Kushner writes anger better than love, tenderness, or reflection, so his best scenes are like the end of Act 2, where two parallel couples simultaneously reach angry climaxes to their conflicts; director Elliott’s choice to intertwine these arguments temporally and physically created a powerfully, surreal quartet of anger that felt like Who’s Afraid of Virginia Woolf?, only with the two couples in different buildings somehow joined together in conflict. The mirroring duo-confrontations in Act 6 should have resolved these disputes satisfyingly to end the play, but did not. The seven-hour play has many subplots, not always well justified, e.g. the Mormon mother who arrives from Utah to save her fallen son Joe, then acts as a Mary figure comforting the sick Prior. Director Marianne Elliott has created other flashy productions (War Horse, The Curious Incident of the Dog in the Nighttime) and as in these, keeps things moving with a breathless pace, again showing how well she can integrate technology into a play. However, this play is not written with the level of characterization or dramatic arc as are these other shows, thus leaving it as more of an empty tech spectacle.

The angel who haunts Prior with visions of millennial doom and saddle him with prophet status was a wonderful construction: a central figure with subsidiary extras nearby flapping wonderfully organic wings. 


Other than these wonderfully creepy angels, I generally disliked the stage design, which in Acts 1-3 often consisting of rotating small rooms framed by multicolored linear fluorescent fixtures, conveying neither gritty reality nor fantasy. The setting opened up better in the latter part of the play, as sets emerged from below, above and sides, much more fantastic, appropriate to the action moving to the polar regions and heaven. The fluorescent lights never really popped though.

In the end, I was left a little empty, as I was with earlier stage and TV productions of Angels in America. Even taken on its own terms as an extended fantasia, the play succeeds only as a diverting buffet sampling gay life in the late 1980s, but never really resonating with honest human drama. Gay male polysexuality, the elephant always in the room, is treated remarkably chastely and minimally in both plot and lack of onstage physicality, and feels strangely missing from the play. Sex is mentioned in one speech as gay America’s pioneer effort to blaze new ground (rather like the Mormons going to Utah), but this analogy now seems over-romanticized and false.

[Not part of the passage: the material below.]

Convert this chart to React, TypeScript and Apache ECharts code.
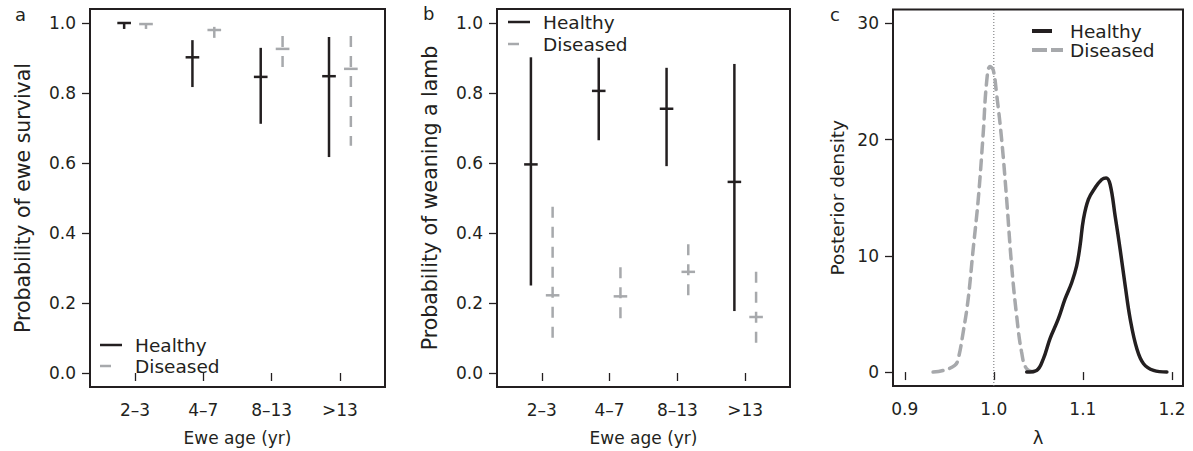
import React, { useEffect, useRef } from "react";
import * as echarts from "echarts";

// ---------- data ----------
const categories = ["2–3", "4–7", "8–13", ">13"];
const probTicks = [0, 0.2, 0.4, 0.6, 0.8, 1.0];
const densityTicks = [0, 10, 20, 30];
const lambdaTicks = [0.9, 1.0, 1.1, 1.2];

// panel a: probability of ewe survival (median, lower, upper)
const survHealthyMed = [1.0, 0.902, 0.846, 0.848];
const survHealthyLo = [0.983, 0.817, 0.712, 0.617];
const survHealthyHi = [1.0, 0.951, 0.929, 0.96];
const survDiseasedMed = [0.997, 0.98, 0.926, 0.869];
const survDiseasedLo = [0.983, 0.951, 0.871, 0.649];
const survDiseasedHi = [1.0, 0.989, 0.963, 0.963];

// panel b: probability of weaning a lamb
const weanHealthyMed = [0.596, 0.806, 0.755, 0.546];
const weanHealthyLo = [0.25, 0.665, 0.591, 0.177];
const weanHealthyHi = [0.902, 0.901, 0.872, 0.883];
const weanDiseasedMed = [0.222, 0.219, 0.289, 0.16];
const weanDiseasedLo = [0.08, 0.147, 0.215, 0.072];
const weanDiseasedHi = [0.475, 0.302, 0.368, 0.289];

// panel c: posterior density of lambda
const lambdaDiseasedX = [0.9318, 0.9431, 0.9562, 0.96, 0.9656, 0.9712, 0.9768, 0.9825, 0.9881, 0.9918, 0.9956, 0.9993, 1.003, 1.0088, 1.0144, 1.02, 1.0256, 1.0312, 1.0369, 1.048];
const lambdaDiseasedY = [0, 0.14, 0.57, 1.14, 3.43, 6.29, 10.57, 14.86, 20.57, 24.86, 26.29, 26.0, 24.0, 20.0, 14.86, 9.14, 4.86, 1.71, 0.29, 0];
const lambdaHealthyX = [1.0369, 1.048, 1.0556, 1.063, 1.0724, 1.08, 1.0875, 1.093, 1.0968, 1.1006, 1.1062, 1.1137, 1.1212, 1.1261, 1.1306, 1.1362, 1.1418, 1.1475, 1.1531, 1.1606, 1.1681, 1.1793, 1.1943];
const lambdaHealthyY = [0, 0.14, 1.14, 2.86, 4.57, 6.29, 7.71, 9.14, 10.86, 13.14, 14.86, 15.86, 16.57, 16.71, 16.14, 13.43, 10.57, 7.43, 4.57, 2.0, 0.71, 0.14, 0];
const referenceLambda = 1.0;

// ---------- style ----------
const INK = "#231f20";
const GREY = "#a7a9ac";
const FONT = "DejaVu Sans";
const OFFSET = 0.16;
const HALF_TICK = 0.1;

function errorRows(med: number[], lo: number[], hi: number[], off: number) {
  return med.map((m, i) => [i + 1 + off, lo[i], m, hi[i]]);
}

function errorSeries(gridIndex: number, data: number[][], color: string, dashed: boolean) {
  return {
    type: "custom",
    xAxisIndex: gridIndex,
    yAxisIndex: gridIndex,
    data,
    clip: false,
    renderItem: (params: any, api: any) => {
      const x = api.value(0);
      const lo = api.value(1);
      const mid = api.value(2);
      const hi = api.value(3);
      const top = api.coord([x, hi]);
      const bot = api.coord([x, lo]);
      const ml = api.coord([x - HALF_TICK, mid]);
      const mr = api.coord([x + HALF_TICK, mid]);
      return {
        type: "group",
        children: [
          {
            type: "line",
            shape: { x1: top[0], y1: top[1], x2: bot[0], y2: bot[1] },
            style: { stroke: color, lineWidth: 2.5, lineDash: dashed ? [11, 9] : null },
          },
          {
            type: "line",
            shape: { x1: ml[0], y1: ml[1], x2: mr[0], y2: mr[1] },
            style: { stroke: color, lineWidth: 2.5 },
          },
        ],
      };
    },
  };
}

const tickLabel = { color: INK, fontSize: 17, fontFamily: FONT };

function catXAxis(gridIndex: number) {
  return {
    type: "value",
    gridIndex,
    min: 0.34,
    max: 4.66,
    axisLine: { show: false },
    splitLine: { show: false },
    axisTick: { show: true, length: 8, customValues: [1, 2, 3, 4], lineStyle: { color: INK, width: 1.3 } },
    axisLabel: {
      ...tickLabel,
      margin: 14,
      customValues: [1, 2, 3, 4],
      formatter: (v: number) => categories[Math.round(v) - 1],
    },
    name: "Ewe age (yr)",
    nameLocation: "middle",
    nameGap: 42,
    nameTextStyle: { color: INK, fontSize: 17, fontFamily: FONT },
  };
}

function probYAxis(gridIndex: number, name: string) {
  return {
    type: "value",
    gridIndex,
    min: -0.04,
    max: 1.04,
    axisLine: { show: false },
    splitLine: { show: false },
    axisTick: { show: true, length: 8, customValues: probTicks, lineStyle: { color: INK, width: 1.3 } },
    axisLabel: { ...tickLabel, margin: 14, customValues: probTicks, formatter: (v: number) => v.toFixed(1) },
    name,
    nameLocation: "middle",
    nameGap: 57,
    nameTextStyle: { color: INK, fontSize: 20.5, fontFamily: FONT },
  };
}

function legendItems(x: number, y1: number, y2: number, cDash: boolean) {
  const items: any[] = [];
  if (cDash) {
    items.push({ type: "line", shape: { x1: x, y1, x2: x + 20, y2: y1 }, style: { stroke: INK, lineWidth: 4 } });
    items.push({ type: "line", shape: { x1: x, y1: y2, x2: x + 31, y2: y2 }, style: { stroke: GREY, lineWidth: 4, lineDash: [15, 4] } });
  } else {
    items.push({ type: "line", shape: { x1: x, y1, x2: x + 22, y2: y1 }, style: { stroke: INK, lineWidth: 2.5 } });
    items.push({ type: "line", shape: { x1: x, y1: y2, x2: x + 11, y2: y2 }, style: { stroke: GREY, lineWidth: 2.5 } });
  }
  const tx = cDash ? x + 38 : x + 35;
  items.push({ type: "text", x: tx, y: y1, style: { text: "Healthy", fill: INK, fontSize: 18.5, fontFamily: FONT, verticalAlign: "middle" } });
  items.push({ type: "text", x: tx, y: y2, style: { text: "Diseased", fill: INK, fontSize: 18.5, fontFamily: FONT, verticalAlign: "middle" } });
  return items;
}

export default function App() {
  const ref = useRef<HTMLDivElement>(null);
  useEffect(() => {
    if (!ref.current) return;
    const chart = echarts.init(ref.current, null, { renderer: "svg" });
    const gridBase = { show: true, borderColor: INK, borderWidth: 2, backgroundColor: "transparent", containLabel: false };
    const option: any = {
      animation: false,
      backgroundColor: "#ffffff",
      grid: [
        { ...gridBase, left: 90, top: 9, width: 295, height: 378 },
        { ...gridBase, left: 497, top: 9, width: 293, height: 378 },
        { ...gridBase, left: 893, top: 9.5, width: 290, height: 378 },
      ],
      xAxis: [
        catXAxis(0),
        catXAxis(1),
        {
          type: "value",
          gridIndex: 2,
          min: 0.8868,
          max: 1.2124,
          axisLine: { show: false },
          splitLine: { show: false },
          axisTick: { show: true, length: 8, customValues: lambdaTicks, lineStyle: { color: INK, width: 1.3 } },
          axisLabel: { ...tickLabel, margin: 14, customValues: lambdaTicks, formatter: (v: number) => v.toFixed(1) },
          name: "λ",
          nameLocation: "middle",
          nameGap: 42,
          nameTextStyle: { color: INK, fontSize: 18, fontFamily: FONT },
        },
      ],
      yAxis: [
        probYAxis(0, "Probability of ewe survival"),
        probYAxis(1, "Probability of weaning a lamb"),
        {
          type: "value",
          gridIndex: 2,
          min: -1.2,
          max: 31.2,
          axisLine: { show: false },
          splitLine: { show: false },
          axisTick: { show: true, length: 8, customValues: densityTicks, lineStyle: { color: INK, width: 1.3 } },
          axisLabel: { ...tickLabel, margin: 14, customValues: densityTicks, formatter: (v: number) => String(v) },
          name: "Posterior density",
          nameLocation: "middle",
          nameGap: 46,
          nameTextStyle: { color: INK, fontSize: 18.5, fontFamily: FONT },
        },
      ],
      series: [
        errorSeries(0, errorRows(survHealthyMed, survHealthyLo, survHealthyHi, -OFFSET), INK, false),
        errorSeries(0, errorRows(survDiseasedMed, survDiseasedLo, survDiseasedHi, OFFSET), GREY, true),
        errorSeries(1, errorRows(weanHealthyMed, weanHealthyLo, weanHealthyHi, -OFFSET), INK, false),
        errorSeries(1, errorRows(weanDiseasedMed, weanDiseasedLo, weanDiseasedHi, OFFSET), GREY, true),
        {
          type: "line",
          xAxisIndex: 2,
          yAxisIndex: 2,
          data: [[referenceLambda, -1.2], [referenceLambda, 31.2]],
          symbol: "none",
          lineStyle: { color: "#6d6e71", width: 1, type: [1, 2] },
        },
        {
          type: "line",
          xAxisIndex: 2,
          yAxisIndex: 2,
          data: lambdaDiseasedX.map((x, i) => [x, lambdaDiseasedY[i]]),
          symbol: "none",
          smooth: 0.4,
          lineStyle: { color: GREY, width: 3.5, type: [10, 7], cap: "round" },
        },
        {
          type: "line",
          xAxisIndex: 2,
          yAxisIndex: 2,
          data: lambdaHealthyX.map((x, i) => [x, lambdaHealthyY[i]]),
          symbol: "none",
          smooth: 0.4,
          lineStyle: { color: INK, width: 3.5, cap: "round" },
        },
      ],
      graphic: [
        { type: "text", x: 15, y: 14, style: { text: "a", fill: INK, fontSize: 18, fontFamily: FONT, verticalAlign: "middle" } },
        { type: "text", x: 423, y: 13, style: { text: "b", fill: INK, fontSize: 18, fontFamily: FONT, verticalAlign: "middle" } },
        { type: "text", x: 830, y: 14, style: { text: "c", fill: INK, fontSize: 18, fontFamily: FONT, verticalAlign: "middle" } },
        ...legendItems(100, 345, 366, false),
        ...legendItems(508, 22, 44, false),
        ...legendItems(1032, 31, 50, true),
      ],
    };
    chart.setOption(option);
    return () => chart.dispose();
  }, []);
  return (
    <div
      ref={ref}
      style={{ position: "fixed", left: 0, top: 0, width: 1193, height: 451, background: "#fff" }}
    />
  );
}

The gay male hypersexuality of the 1970s and 80s was a hedonistic phase in which sex for many men was freed of the “practical” brakes that religion, pregnancy, and marriage had previously placed on it. I know that some see this as a golden era of self-expression and sexual innovation, but even then, I saw it as socially-encouraged prolonged male adolescence, perhaps fun but not at all grown up. That this play can last over seven hours and never really deal with this makes it an ultimately dishonest chronicle of the era, “fantasia” or not.